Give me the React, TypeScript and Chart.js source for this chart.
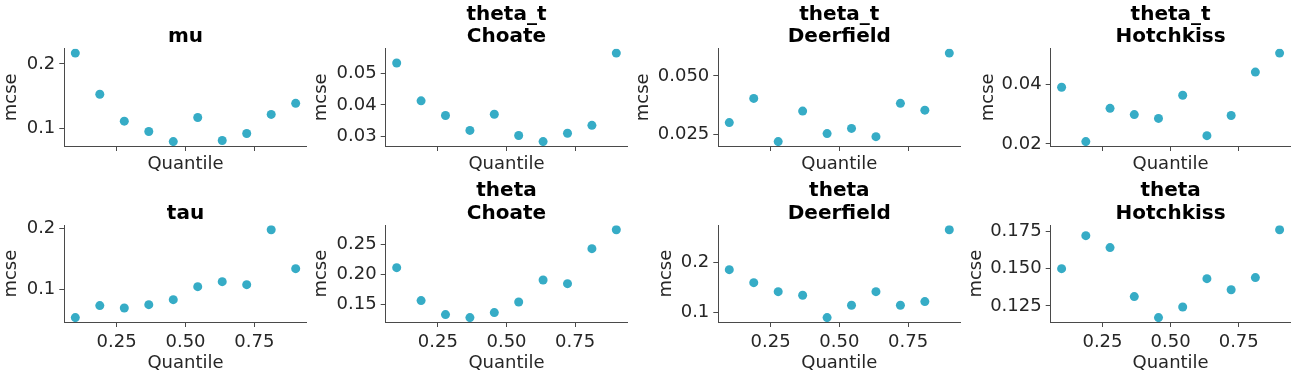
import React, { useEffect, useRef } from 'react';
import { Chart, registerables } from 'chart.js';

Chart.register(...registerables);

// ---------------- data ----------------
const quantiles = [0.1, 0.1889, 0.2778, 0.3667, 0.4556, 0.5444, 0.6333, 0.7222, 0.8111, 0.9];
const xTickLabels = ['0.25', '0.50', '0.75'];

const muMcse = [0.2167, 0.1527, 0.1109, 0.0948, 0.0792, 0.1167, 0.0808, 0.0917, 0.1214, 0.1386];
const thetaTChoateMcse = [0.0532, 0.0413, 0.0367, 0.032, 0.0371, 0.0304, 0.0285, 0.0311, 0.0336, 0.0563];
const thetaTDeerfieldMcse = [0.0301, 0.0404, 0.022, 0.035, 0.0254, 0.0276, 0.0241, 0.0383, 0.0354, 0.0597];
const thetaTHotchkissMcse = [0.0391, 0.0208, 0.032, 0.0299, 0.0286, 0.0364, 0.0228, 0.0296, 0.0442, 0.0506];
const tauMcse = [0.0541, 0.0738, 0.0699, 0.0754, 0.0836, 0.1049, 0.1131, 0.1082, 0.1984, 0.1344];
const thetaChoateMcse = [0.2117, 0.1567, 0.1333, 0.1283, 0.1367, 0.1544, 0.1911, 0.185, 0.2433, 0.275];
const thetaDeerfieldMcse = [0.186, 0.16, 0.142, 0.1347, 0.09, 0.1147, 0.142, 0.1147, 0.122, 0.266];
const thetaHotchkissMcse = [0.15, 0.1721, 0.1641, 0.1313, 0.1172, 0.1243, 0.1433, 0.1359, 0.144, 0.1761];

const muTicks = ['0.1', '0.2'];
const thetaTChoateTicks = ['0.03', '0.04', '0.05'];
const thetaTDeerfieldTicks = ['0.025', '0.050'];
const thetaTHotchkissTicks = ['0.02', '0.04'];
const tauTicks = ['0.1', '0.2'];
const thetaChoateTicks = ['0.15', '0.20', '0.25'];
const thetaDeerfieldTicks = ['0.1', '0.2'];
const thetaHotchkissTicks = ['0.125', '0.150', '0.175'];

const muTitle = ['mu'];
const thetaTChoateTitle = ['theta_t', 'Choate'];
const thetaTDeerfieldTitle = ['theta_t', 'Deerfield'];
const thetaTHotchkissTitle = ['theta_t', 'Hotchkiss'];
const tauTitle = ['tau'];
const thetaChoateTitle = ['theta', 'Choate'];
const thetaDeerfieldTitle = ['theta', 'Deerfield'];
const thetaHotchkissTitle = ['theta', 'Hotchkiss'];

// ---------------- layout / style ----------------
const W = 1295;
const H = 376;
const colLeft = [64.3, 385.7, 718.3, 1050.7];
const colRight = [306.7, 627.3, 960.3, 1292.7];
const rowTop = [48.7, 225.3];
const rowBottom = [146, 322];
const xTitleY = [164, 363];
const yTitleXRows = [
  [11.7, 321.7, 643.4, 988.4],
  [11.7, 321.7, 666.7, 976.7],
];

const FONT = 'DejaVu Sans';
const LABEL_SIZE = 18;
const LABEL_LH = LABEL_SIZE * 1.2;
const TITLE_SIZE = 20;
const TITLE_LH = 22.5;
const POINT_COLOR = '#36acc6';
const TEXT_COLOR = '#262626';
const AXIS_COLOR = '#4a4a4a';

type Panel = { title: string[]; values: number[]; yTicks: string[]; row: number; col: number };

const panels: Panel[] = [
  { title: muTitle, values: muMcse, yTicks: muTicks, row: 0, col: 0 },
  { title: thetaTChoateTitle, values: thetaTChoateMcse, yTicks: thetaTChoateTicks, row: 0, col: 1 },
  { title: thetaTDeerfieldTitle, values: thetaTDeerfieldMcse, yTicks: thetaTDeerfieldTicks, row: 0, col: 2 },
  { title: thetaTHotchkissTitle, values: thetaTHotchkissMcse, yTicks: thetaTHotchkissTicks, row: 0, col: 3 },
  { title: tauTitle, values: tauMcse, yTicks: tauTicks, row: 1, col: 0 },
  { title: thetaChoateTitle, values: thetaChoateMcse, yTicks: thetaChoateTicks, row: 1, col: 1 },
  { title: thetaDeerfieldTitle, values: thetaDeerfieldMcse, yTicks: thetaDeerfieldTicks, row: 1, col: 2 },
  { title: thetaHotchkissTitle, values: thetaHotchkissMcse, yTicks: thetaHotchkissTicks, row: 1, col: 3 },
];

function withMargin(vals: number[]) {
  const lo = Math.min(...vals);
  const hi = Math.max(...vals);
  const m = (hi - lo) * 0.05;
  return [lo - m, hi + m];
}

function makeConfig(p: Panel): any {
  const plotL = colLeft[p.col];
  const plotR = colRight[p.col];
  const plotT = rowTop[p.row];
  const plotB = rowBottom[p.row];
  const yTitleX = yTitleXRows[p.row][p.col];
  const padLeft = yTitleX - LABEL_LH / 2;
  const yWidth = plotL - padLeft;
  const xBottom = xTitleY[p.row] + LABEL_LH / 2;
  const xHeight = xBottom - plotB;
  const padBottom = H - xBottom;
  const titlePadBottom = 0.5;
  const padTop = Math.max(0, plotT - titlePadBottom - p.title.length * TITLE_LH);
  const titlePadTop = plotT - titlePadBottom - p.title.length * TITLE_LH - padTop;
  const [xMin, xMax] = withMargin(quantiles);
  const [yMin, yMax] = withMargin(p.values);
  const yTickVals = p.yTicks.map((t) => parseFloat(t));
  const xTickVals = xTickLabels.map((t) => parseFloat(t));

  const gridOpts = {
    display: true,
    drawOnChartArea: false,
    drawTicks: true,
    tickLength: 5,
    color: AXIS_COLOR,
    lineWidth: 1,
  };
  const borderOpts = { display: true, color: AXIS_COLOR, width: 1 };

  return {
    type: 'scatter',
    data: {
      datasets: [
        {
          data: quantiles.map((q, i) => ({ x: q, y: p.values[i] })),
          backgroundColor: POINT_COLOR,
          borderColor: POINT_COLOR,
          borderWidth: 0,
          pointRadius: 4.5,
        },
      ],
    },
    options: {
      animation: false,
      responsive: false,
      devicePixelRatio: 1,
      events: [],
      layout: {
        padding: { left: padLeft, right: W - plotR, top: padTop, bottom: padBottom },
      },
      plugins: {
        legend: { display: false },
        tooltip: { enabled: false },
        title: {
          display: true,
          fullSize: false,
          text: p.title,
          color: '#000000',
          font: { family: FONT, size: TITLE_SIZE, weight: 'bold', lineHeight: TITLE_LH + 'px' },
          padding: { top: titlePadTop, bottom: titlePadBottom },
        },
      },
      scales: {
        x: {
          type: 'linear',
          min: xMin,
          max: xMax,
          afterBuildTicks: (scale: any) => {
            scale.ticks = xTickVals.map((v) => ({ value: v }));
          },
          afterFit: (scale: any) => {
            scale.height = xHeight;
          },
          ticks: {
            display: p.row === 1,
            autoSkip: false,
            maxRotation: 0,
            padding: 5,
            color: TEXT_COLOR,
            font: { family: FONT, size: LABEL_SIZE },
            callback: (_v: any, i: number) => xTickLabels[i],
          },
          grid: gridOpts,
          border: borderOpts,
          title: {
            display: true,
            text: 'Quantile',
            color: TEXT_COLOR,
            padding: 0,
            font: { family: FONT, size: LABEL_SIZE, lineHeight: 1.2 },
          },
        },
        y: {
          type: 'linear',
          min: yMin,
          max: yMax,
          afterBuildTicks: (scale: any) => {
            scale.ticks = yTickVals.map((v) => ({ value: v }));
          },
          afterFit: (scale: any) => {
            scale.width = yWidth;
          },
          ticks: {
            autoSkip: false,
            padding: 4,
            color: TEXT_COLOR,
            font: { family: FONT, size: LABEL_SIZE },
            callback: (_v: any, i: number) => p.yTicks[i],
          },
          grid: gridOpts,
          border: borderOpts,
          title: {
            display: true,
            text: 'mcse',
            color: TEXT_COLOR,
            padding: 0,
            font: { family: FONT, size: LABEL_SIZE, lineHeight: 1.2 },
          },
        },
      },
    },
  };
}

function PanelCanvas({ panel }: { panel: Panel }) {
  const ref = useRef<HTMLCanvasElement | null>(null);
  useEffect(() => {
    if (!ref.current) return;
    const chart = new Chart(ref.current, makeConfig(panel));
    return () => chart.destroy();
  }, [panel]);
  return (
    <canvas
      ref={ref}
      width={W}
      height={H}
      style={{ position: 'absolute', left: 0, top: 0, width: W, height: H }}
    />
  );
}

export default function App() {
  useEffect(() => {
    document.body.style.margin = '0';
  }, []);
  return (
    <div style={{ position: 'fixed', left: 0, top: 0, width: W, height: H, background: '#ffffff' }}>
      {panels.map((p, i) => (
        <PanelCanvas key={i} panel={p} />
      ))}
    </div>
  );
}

_ _ _ _ _ _ _

Pull out every line in the material above where "React" occurs.

* [Completed task]
Give me the React, TypeScript and Chart.js source for this chart.
import React, { useEffect, useRef } from 'react';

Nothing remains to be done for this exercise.